## CHALLENGE
Only the lines from the line containing "Generate a Python" through the line containing "t_s = np.arange(0, 14401, 100)" should be reproduced, please, with no pictures.

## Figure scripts
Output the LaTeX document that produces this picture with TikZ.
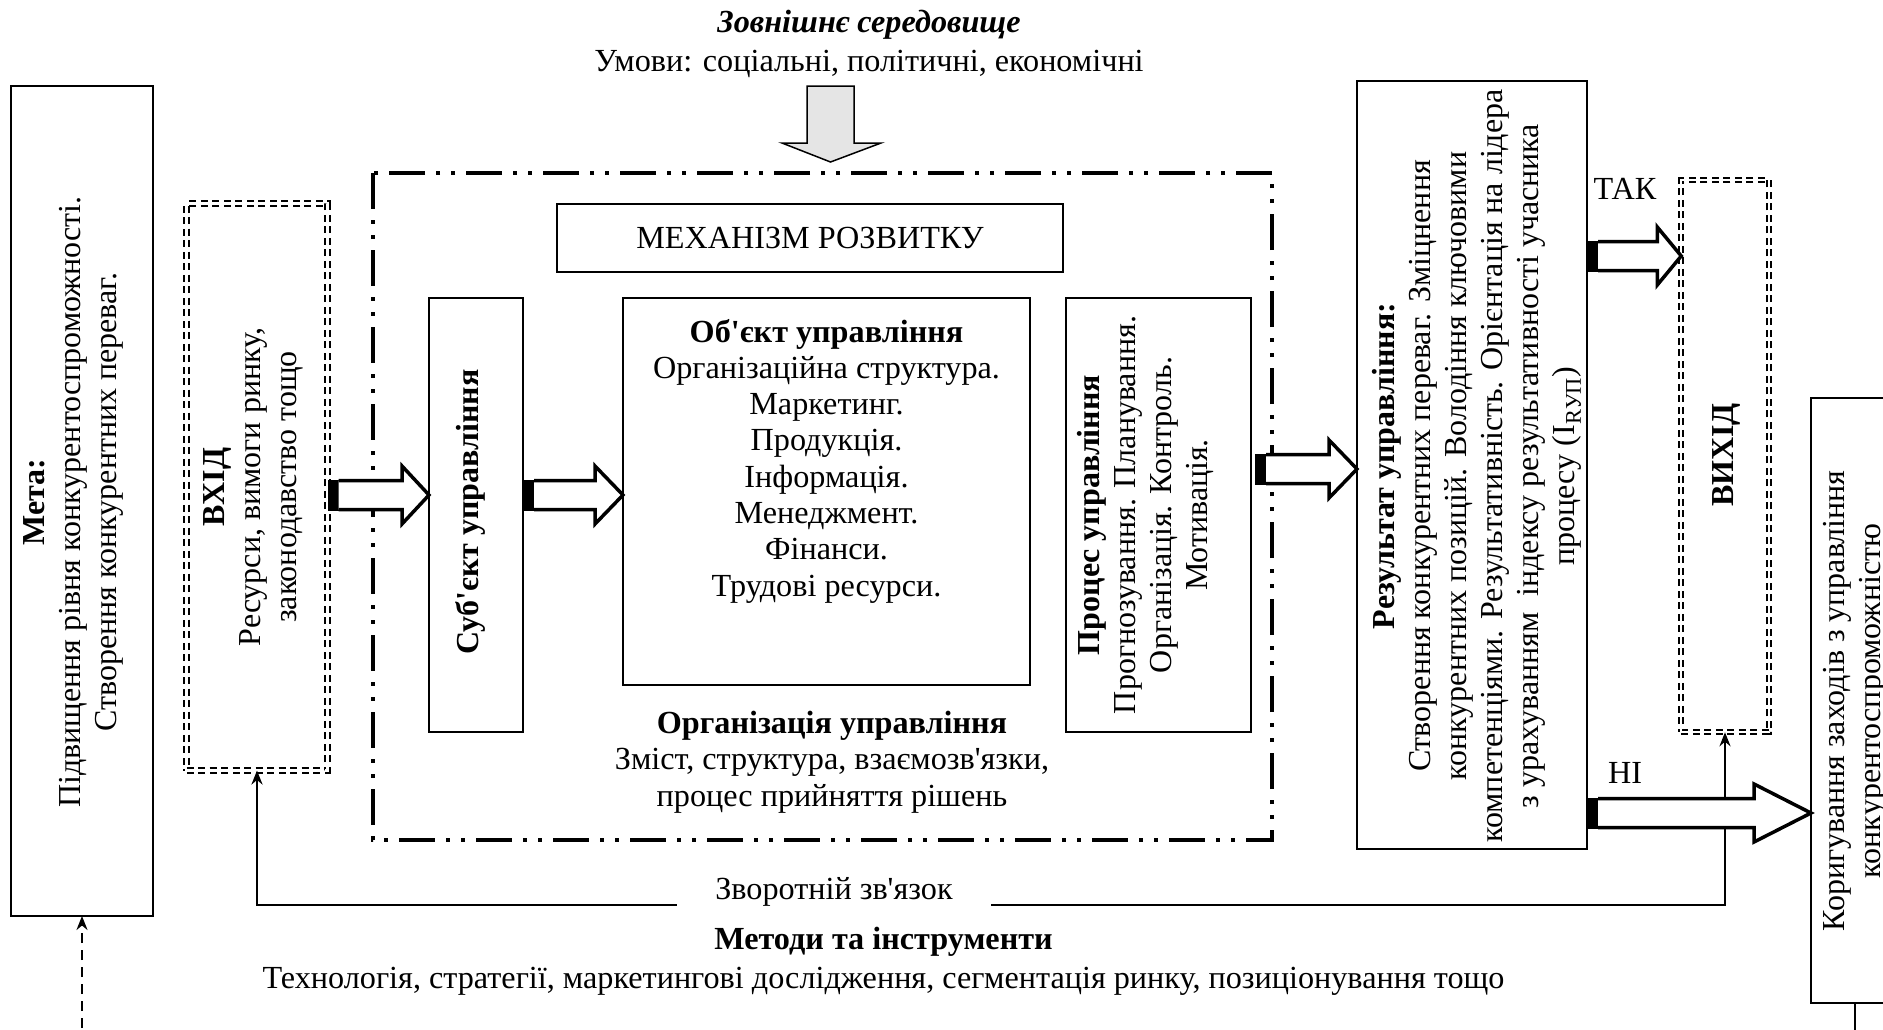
\documentclass[tikz,border=0pt]{standalone}
\usepackage{fontspec}
\setmainfont{Liberation Serif}[Ligatures=TeXOff]
\usepackage{graphicx}
\usetikzlibrary{arrows.meta,calc}

% hollow block arrow with a black bar at its tail
% #1 tail point, #2 tip point (same height), #3 head length
\newcommand\blockarrow[3]{%
  \fill let \p1=(#1) in (\x1,\y1-15.5pt) rectangle (\x1+11pt,\y1+15.5pt);
  \draw[line width=3.5pt, fill=white, line join=miter, miter limit=10]
    let \p1=(#1), \p2=(#2) in
    (\x1+11pt,\y1+14.5pt) -- (\x2-#3,\y1+14.5pt) -- (\x2-#3,\y1+29pt) -- (\x2,\y1)
    -- (\x2-#3,\y1-29pt) -- (\x2-#3,\y1-14.5pt) -- (\x1+11pt,\y1-14.5pt);
}

\begin{document}
\begin{tikzpicture}[x=1pt,y=-1pt,
  every node/.style={font=\fontsize{32.2}{36.3}\selectfont, inner sep=0pt, outer sep=0pt},
  box/.style={draw, line width=2pt},
  dbldash/.style={draw, line width=1.9pt, double, double distance=2.4pt, dash pattern=on 7pt off 4.5pt},
  ddot/.style={line width=4pt, dash pattern=on 36pt off 11pt on 4pt off 11pt on 4pt off 11pt},
  rt/.style={rotate=90, align=center, font=\fontsize{32}{36}\selectfont},
  tip/.style={-{Stealth[length=14pt,width=11pt]}},
  fbline/.style={line width=2.5pt, {Stealth[length=14pt,width=11pt]}-{Stealth[length=14pt,width=11pt]}}
]
\useasboundingbox (0,0) rectangle (1883,1029);
\fill[white] (0,0) rectangle (1883,1029);
\clip (0,0) rectangle (1883,1029);

% environment
\node (env) at (869,25) {\textbf{\textit{Зовнішнє середовище}}};
\node (cond) at (869,64) {Умови: соціальні, політичні, економічні};
\draw[line width=1.5pt, fill=gray!20, line join=miter]
  (807,86) -- (854,86) -- (854,143) -- (881,143) -- (830.5,162) -- (782,143) -- (807,143) -- cycle;

% goal
\node[box, minimum width=142pt, minimum height=830pt] (meta) at (82,501) {};
\node[rt] (metat) at (73,502) {\textbf{Мета:}\\Підвищення рівня конкурентоспроможності.\\Створення конкурентних переваг.};

% input
\node[dbldash, minimum width=141pt, minimum height=567pt] (vhid) at (257,487) {};
\node[rt] (vhidt) at (253,487) {\textbf{ВХІД}\\Ресурси, вимоги ринку,\\законодавство тощо};

% development mechanism frame
\node[minimum width=899pt, minimum height=667pt] (mech) at (822.5,506.5) {};
\draw[ddot] (mech.north west) rectangle (mech.south east);

\node[box, minimum width=506pt, minimum height=68pt] (mr) at (810,238) {МЕХАНІЗМ РОЗВИТКУ};

\node[box, minimum width=94pt, minimum height=434pt] (subj) at (476,515) {};
\node[rt] (subjt) at (470,512) {\textbf{Суб'єкт управління}};

\node[box, minimum width=407pt, minimum height=387pt] (obj) at (826.5,491.5) {};
\node[align=center, anchor=north] (objt) at (826.5,319) {\textbf{Об'єкт управління}\\Організаційна структура.\\Маркетинг.\\Продукція.\\Інформація.\\Менеджмент.\\Фінанси.\\Трудові ресурси.};

\node[box, minimum width=185pt, minimum height=434pt] (proc) at (1158.5,515) {};
\node[rt] (proct) at (1145,515) {\textbf{Процес управління}\\Прогнозування. Планування.\\Організація. Контроль.\\Мотивація.};

\node[align=center] (org) at (832,762) {\textbf{Організація управління}\\Зміст, структура, взаємозв'язки,\\процес прийняття рішень};

% result
\node[box, minimum width=230pt, minimum height=768pt] (res) at (1472,465) {};
\node[rt] (rest) at (1477,466) {\textbf{Результат управління:}\\Створення конкурентних переваг. Зміцнення\\конкурентних позицій. Володіння ключовими\\компетенціями. Результативність. Орієнтація на лідера\\з урахуванням\ \ індексу результативності учасника\\процесу (I\textsubscript{RУП})};

% output
\node[dbldash, minimum width=87.5pt, minimum height=552.5pt] (vyh) at (1725,456) {};
\node[rt] (vyht) at (1726,455) {\textbf{ВИХІД}};

% correction
\node[box, minimum width=88pt, minimum height=605pt] (kor) at (1855,700.5) {};
\node[rt] (kort) at (1855.5,701) {Коригування заходів з управління\\конкурентоспроможністю};

\node (tak) at (1625,189) {ТАК};
\node (ni) at (1625,773) {НІ};

% methods
\node (mt) at (883.5,942) {\textbf{Методи та інструменти}};
\node (tools) at (883.5,981) {Технологія, стратегії, маркетингові дослідження, сегментація ринку, позиціонування тощо};

% feedback loop
\coordinate (fbrow) at (0,905);
\coordinate (below) at (0,1045);
\draw[fbline] (vhid.south) -- (vhid.south |- fbrow) -- (vyh.south |- fbrow) -- (vyh.south);
\node[fill=white, inner xsep=38pt, inner ysep=4pt] (fbt) at (834,892) {Зворотній зв'язок};

\draw[line width=2pt, dash pattern=on 10pt off 7pt, tip] (meta.south |- below) -- (meta.south);
\draw[line width=2pt] (kor.south) -- (kor.south |- below);

% block arrows
\coordinate (rA) at (0,495);
\coordinate (rC) at (0,469);
\coordinate (rD) at (0,256);
\coordinate (rE) at (0,813);
\blockarrow{vhid.east |- rA}{subj.west |- rA}{27pt}
\blockarrow{subj.east |- rA}{obj.west |- rA}{28pt}
\blockarrow{$(proc.east |- rC)+(4,0)$}{res.west |- rC}{28pt}
\blockarrow{res.east |- rD}{vyh.west |- rD}{24pt}
\blockarrow{res.east |- rE}{kor.west |- rE}{57pt}
\end{tikzpicture}
\end{document}
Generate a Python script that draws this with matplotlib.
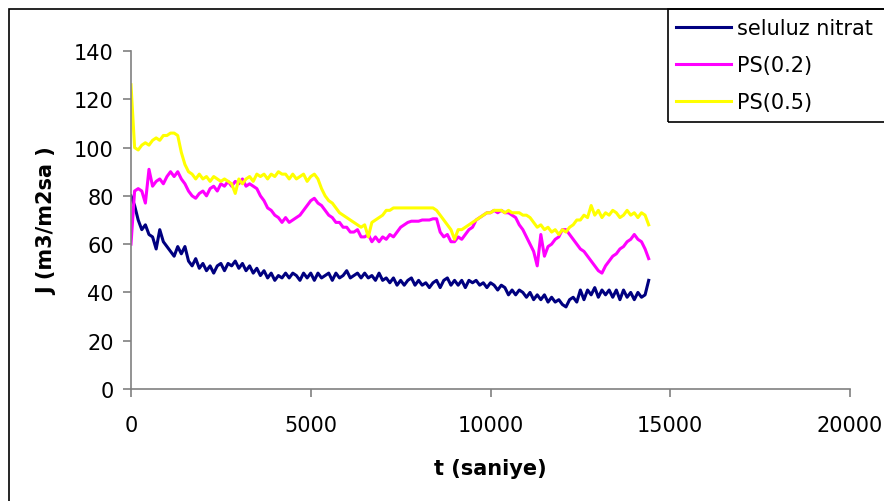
import numpy as np
import matplotlib
matplotlib.use("Agg")
import matplotlib.pyplot as plt
from matplotlib.patches import Rectangle

plt.rcParams["font.family"] = ["DejaVu Sans"]

# sampling grid of the flux readings [s]
t_s = np.arange(0, 14401, 100)

seluluz_nitrat = [
    80, 76, 70, 66, 68, 64, 63, 58, 66, 61,
    59, 57, 55, 59, 56, 59, 53, 51, 54, 50,
    52, 49, 51, 48, 51, 52, 49, 52, 51, 53,
    50, 52, 49, 51, 48, 50, 47, 49, 46, 48,
    45, 47, 46, 48, 46, 48, 47, 45, 48, 46,
    48, 45, 48, 46, 47, 48, 45, 48, 46, 47,
    49, 46, 47, 48, 46, 48, 46, 47, 45, 48,
    45, 46, 44, 46, 43, 45, 43, 45, 46, 43,
    45, 43, 44, 42, 44, 45, 42, 45, 46, 43,
    45, 43, 45, 42, 45, 44, 45, 43, 44, 42,
    44, 43, 41, 43, 42, 39, 41, 39, 41, 40,
    38, 40, 37, 39, 37, 39, 36, 38, 36, 37,
    35, 34, 37, 38, 36, 41, 37, 41, 39, 42,
    38, 41, 39, 41, 38, 41, 37, 41, 38, 40,
    37, 40, 38, 39, 45,
]

ps_02 = [
    60, 82, 83, 82, 77, 91, 84, 86, 87, 85,
    88, 90, 88, 90, 87, 85, 82, 80, 79, 81,
    82, 80, 83, 84, 82, 85, 84, 86, 84, 86,
    85, 87, 84, 85, 84, 83, 80, 78, 75, 74,
    72, 71, 69, 71, 69, 70, 71, 72, 74, 76,
    78, 79, 77, 76, 74, 72, 71, 69, 69, 67,
    67, 65, 65, 66, 63, 63, 64, 61, 63, 61,
    63, 62, 64, 63, 65, 67, 68, 69, 69.5, 69.5,
    69.5, 70, 70, 70, 70.5, 70.5, 65, 63, 64, 61,
    61, 63, 62, 64, 66, 67, 70, 71, 72, 73,
    73, 74, 73, 74, 73, 73, 72, 71, 68, 66,
    63, 60, 57, 51, 64, 55, 59, 60, 62, 63,
    66, 66, 64, 62, 60, 58, 57, 55, 53, 51,
    49, 48, 51, 53, 55, 56, 58, 59, 61, 62,
    64, 62, 61, 58, 54,
]

ps_05 = [
    126, 100, 99, 101, 102, 101, 103, 104, 103, 105,
    105, 106, 106, 105, 98, 93, 90, 89, 87, 89,
    87, 88, 86, 88, 87, 86, 87, 86, 85, 81,
    87, 85, 87, 88, 86, 89, 88, 89, 87, 89,
    88, 90, 89, 89, 87, 89, 87, 88, 89, 86,
    88, 89, 87, 83, 80, 78, 77, 75, 73, 72,
    71, 70, 69, 68, 67, 68, 63, 69, 70, 71,
    72, 74, 74, 75, 75, 75, 75, 75, 75, 75,
    75, 75, 75, 75, 75, 74, 72, 70, 68, 66,
    62, 66, 66, 67, 68, 69, 70, 71, 72, 73,
    73, 74, 74, 74, 73, 74, 73, 73, 73, 72,
    72, 71, 69, 67, 68, 66, 67, 65, 66, 64,
    66, 65, 67, 68, 70, 70, 72, 71, 76, 72,
    74, 71, 73, 72, 74, 73, 71, 72, 74, 72,
    73, 71, 73, 72, 68,
]

series = [
    ("seluluz nitrat", seluluz_nitrat, "#000080"),
    ("PS(0.2)", ps_02, "#FF00FF"),
    ("PS(0.5)", ps_05, "#FFFF00"),
]

fig = plt.figure(figsize=(8.84, 5.02), dpi=100)
ax = fig.add_axes([131 / 884, 112 / 502, 719 / 884, 338 / 502])

handles = []
for label, vals, color in series:
    (h,) = ax.plot(t_s, vals, color=color, lw=2.2, label=label)
    handles.append(h)

ax.set_xlim(0, 20000)
ax.set_ylim(0, 140)
ax.set_xticks(np.arange(0, 20001, 5000))
ax.set_yticks(np.arange(0, 141, 20))
for side in ("top", "right"):
    ax.spines[side].set_visible(False)
for side in ("left", "bottom"):
    ax.spines[side].set_color("#808080")
    ax.spines[side].set_linewidth(1.2)
ax.tick_params(direction="out", length=5.5, width=1.2, color="#808080",
               labelsize=15)
ax.tick_params(axis="x", pad=13)
ax.tick_params(axis="y", pad=7)
ax.set_xlabel("t (saniye)", fontsize=15, fontweight="bold", labelpad=17)
ax.set_ylabel("J (m3/m2sa )", fontsize=15, fontweight="bold", labelpad=12)

# chart frame and legend box run off the right / bottom edge
fig.patches.append(Rectangle((9 / 884, -0.1), 1.2, 1 - 10 / 502 + 0.1,
                             transform=fig.transFigure, fill=False,
                             ec="black", lw=1.2))
fig.patches.append(Rectangle((668 / 884, 1 - 123 / 502), 0.5, 113 / 502,
                             transform=fig.transFigure, fill=False,
                             ec="black", lw=1.2))
fig.legend(handles=handles, loc="upper left",
           bbox_to_anchor=(668 / 884, 1 - 12 / 502), frameon=False,
           fontsize=15, handlelength=2.65, handletextpad=0.3,
           labelspacing=0.8, borderaxespad=0, borderpad=0.36)

fig.savefig("out.png", dpi=100)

## THE SOLUTION
Generate a Python script that draws this with matplotlib.
import numpy as np
import matplotlib
matplotlib.use("Agg")
import matplotlib.pyplot as plt
from matplotlib.patches import Rectangle

plt.rcParams["font.family"] = ["DejaVu Sans"]

# sampling grid of the flux readings [s]
t_s = np.arange(0, 14401, 100)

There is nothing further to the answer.